◆ **COLLECTED DATA**:

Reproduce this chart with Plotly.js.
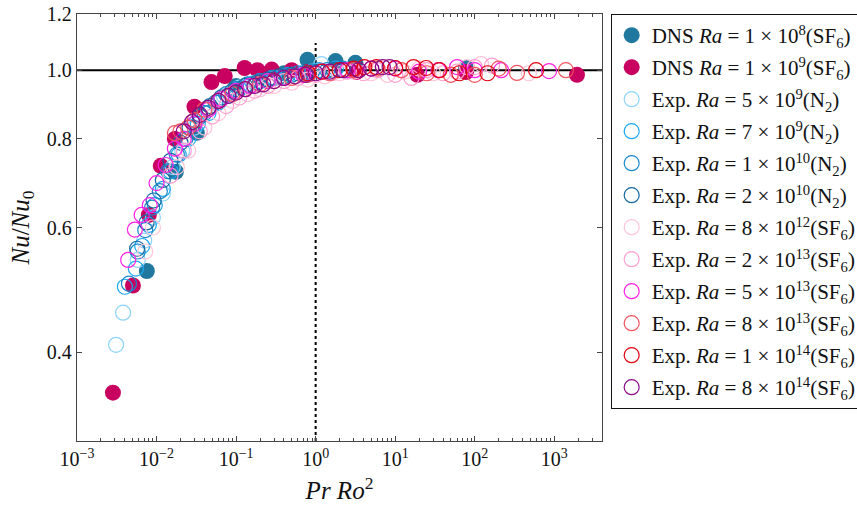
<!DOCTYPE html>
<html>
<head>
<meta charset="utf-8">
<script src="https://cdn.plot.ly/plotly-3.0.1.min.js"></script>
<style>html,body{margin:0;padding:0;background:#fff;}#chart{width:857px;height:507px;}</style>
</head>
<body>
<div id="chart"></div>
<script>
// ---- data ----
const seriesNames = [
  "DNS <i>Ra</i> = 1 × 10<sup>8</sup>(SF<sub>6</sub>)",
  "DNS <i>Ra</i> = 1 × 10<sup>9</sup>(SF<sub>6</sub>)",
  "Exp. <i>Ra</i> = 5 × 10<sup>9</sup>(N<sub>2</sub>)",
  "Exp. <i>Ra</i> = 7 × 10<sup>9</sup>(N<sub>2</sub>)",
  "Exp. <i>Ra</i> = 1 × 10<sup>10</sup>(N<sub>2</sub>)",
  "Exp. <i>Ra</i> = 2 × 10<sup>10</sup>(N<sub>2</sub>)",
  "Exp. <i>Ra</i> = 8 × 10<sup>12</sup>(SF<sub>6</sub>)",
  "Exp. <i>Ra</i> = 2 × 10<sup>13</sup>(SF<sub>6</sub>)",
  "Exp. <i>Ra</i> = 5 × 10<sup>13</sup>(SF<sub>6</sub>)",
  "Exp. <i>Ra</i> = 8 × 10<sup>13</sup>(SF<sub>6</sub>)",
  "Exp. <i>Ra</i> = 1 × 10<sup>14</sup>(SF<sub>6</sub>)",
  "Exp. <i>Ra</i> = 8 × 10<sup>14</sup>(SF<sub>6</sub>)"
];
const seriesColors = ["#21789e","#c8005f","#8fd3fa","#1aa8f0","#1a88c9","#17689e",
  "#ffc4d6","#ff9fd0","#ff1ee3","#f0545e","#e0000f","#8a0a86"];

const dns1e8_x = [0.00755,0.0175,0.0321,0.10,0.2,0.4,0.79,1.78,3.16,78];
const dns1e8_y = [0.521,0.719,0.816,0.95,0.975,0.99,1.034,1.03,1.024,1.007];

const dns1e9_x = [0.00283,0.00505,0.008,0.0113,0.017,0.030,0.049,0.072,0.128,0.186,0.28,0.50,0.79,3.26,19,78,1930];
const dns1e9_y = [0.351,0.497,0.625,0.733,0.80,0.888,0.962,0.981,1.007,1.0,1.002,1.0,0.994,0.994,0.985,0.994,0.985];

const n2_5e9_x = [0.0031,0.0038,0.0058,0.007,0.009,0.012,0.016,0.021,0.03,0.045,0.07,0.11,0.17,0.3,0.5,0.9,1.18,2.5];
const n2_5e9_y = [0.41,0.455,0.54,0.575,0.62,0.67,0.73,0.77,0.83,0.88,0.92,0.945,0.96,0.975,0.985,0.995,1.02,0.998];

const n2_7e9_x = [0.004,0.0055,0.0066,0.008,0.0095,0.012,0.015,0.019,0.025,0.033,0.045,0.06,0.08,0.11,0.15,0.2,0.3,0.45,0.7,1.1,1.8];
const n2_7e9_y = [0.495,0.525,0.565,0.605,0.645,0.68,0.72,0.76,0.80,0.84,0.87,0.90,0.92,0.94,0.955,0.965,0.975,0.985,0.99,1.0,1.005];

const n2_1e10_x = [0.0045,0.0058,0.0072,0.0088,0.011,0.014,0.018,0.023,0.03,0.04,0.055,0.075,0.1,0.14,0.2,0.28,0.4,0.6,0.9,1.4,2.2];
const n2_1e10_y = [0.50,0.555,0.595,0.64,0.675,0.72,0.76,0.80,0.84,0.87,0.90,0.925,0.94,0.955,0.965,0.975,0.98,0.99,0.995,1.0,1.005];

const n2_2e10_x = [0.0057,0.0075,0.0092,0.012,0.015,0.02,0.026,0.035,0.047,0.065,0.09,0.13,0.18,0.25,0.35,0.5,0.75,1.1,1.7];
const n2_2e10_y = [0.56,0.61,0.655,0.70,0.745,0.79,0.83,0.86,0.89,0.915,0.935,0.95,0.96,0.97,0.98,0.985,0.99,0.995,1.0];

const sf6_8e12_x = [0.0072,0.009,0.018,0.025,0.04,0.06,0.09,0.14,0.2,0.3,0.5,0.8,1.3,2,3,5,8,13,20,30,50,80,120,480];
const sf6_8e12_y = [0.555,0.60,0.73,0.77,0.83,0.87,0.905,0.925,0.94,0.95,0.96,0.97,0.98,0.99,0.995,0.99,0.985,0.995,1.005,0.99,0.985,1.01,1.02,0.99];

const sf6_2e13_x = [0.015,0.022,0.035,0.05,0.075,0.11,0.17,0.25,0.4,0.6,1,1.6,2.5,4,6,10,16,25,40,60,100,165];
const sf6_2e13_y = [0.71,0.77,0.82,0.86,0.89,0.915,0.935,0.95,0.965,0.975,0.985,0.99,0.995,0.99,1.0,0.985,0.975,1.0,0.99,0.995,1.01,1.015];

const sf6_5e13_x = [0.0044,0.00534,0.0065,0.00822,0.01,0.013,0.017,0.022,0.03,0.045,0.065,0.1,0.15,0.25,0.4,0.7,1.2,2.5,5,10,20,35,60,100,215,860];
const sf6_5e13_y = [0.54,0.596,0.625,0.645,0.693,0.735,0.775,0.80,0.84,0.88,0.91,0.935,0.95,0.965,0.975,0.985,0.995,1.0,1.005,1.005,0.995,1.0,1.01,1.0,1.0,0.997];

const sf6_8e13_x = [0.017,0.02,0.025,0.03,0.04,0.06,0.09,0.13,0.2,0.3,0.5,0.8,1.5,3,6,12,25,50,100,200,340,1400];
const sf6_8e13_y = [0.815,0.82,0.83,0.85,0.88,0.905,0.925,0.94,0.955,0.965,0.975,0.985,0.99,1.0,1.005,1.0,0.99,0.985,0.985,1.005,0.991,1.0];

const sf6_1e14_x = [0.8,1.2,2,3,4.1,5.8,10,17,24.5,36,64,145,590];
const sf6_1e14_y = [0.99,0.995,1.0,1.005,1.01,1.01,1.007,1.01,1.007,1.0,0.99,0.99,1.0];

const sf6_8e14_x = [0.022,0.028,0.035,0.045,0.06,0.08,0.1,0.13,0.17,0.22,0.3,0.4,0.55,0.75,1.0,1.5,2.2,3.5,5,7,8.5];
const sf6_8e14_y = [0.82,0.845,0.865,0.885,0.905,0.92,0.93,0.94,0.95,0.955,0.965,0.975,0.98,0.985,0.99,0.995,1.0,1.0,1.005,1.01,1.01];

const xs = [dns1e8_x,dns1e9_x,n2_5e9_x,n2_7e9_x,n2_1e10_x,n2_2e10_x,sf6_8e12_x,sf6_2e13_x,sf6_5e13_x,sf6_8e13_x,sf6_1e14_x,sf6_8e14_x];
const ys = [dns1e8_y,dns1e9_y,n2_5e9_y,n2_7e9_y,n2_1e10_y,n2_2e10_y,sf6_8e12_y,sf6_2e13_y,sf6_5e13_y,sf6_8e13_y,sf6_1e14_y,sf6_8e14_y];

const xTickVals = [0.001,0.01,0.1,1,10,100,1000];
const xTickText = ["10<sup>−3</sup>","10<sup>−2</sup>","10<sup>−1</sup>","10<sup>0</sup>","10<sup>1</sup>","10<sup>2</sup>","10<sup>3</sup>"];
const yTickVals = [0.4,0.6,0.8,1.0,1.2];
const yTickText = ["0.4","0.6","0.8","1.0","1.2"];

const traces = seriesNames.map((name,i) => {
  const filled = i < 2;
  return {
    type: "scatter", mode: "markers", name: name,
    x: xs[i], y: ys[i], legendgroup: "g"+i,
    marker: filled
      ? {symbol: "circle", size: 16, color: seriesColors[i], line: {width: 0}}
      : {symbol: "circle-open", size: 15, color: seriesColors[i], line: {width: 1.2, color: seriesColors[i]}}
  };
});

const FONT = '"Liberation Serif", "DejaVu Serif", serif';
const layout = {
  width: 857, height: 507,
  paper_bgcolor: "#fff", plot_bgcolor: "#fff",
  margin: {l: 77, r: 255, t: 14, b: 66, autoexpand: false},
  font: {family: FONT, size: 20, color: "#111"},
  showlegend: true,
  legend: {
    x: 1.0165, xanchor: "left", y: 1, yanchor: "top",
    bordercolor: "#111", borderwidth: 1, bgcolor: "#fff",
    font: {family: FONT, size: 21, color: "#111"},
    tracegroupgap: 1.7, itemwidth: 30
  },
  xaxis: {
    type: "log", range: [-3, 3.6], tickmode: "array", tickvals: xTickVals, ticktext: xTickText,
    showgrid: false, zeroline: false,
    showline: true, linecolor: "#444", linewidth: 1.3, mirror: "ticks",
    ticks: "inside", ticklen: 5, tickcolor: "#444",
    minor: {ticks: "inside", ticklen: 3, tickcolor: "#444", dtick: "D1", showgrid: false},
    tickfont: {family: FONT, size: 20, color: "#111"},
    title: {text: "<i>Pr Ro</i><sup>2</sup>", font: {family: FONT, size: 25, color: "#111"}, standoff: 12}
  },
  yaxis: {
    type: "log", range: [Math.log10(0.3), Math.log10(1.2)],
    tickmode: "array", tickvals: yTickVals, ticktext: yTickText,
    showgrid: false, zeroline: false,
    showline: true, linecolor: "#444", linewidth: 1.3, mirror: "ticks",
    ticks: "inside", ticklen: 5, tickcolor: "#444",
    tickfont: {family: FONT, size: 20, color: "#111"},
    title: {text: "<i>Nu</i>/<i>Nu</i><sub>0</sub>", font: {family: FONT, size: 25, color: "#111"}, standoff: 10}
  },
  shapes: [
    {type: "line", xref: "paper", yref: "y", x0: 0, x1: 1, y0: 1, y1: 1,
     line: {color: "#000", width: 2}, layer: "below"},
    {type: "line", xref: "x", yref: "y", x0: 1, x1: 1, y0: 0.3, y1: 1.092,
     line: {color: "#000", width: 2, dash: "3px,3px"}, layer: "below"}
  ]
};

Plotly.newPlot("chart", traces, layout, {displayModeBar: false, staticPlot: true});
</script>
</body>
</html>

◆ **WHAT YOU HAVE TO DO**: Search the lines above for the string "chart" and copy each line that has it.

◆ **RESULT FOR THIS TASK**:
Reproduce this chart with Plotly.js.
<style>html,body{margin:0;padding:0;background:#fff;}#chart{width:857px;height:507px;}</style>
<div id="chart"></div>
Plotly.newPlot("chart", traces, layout, {displayModeBar: false, staticPlot: true});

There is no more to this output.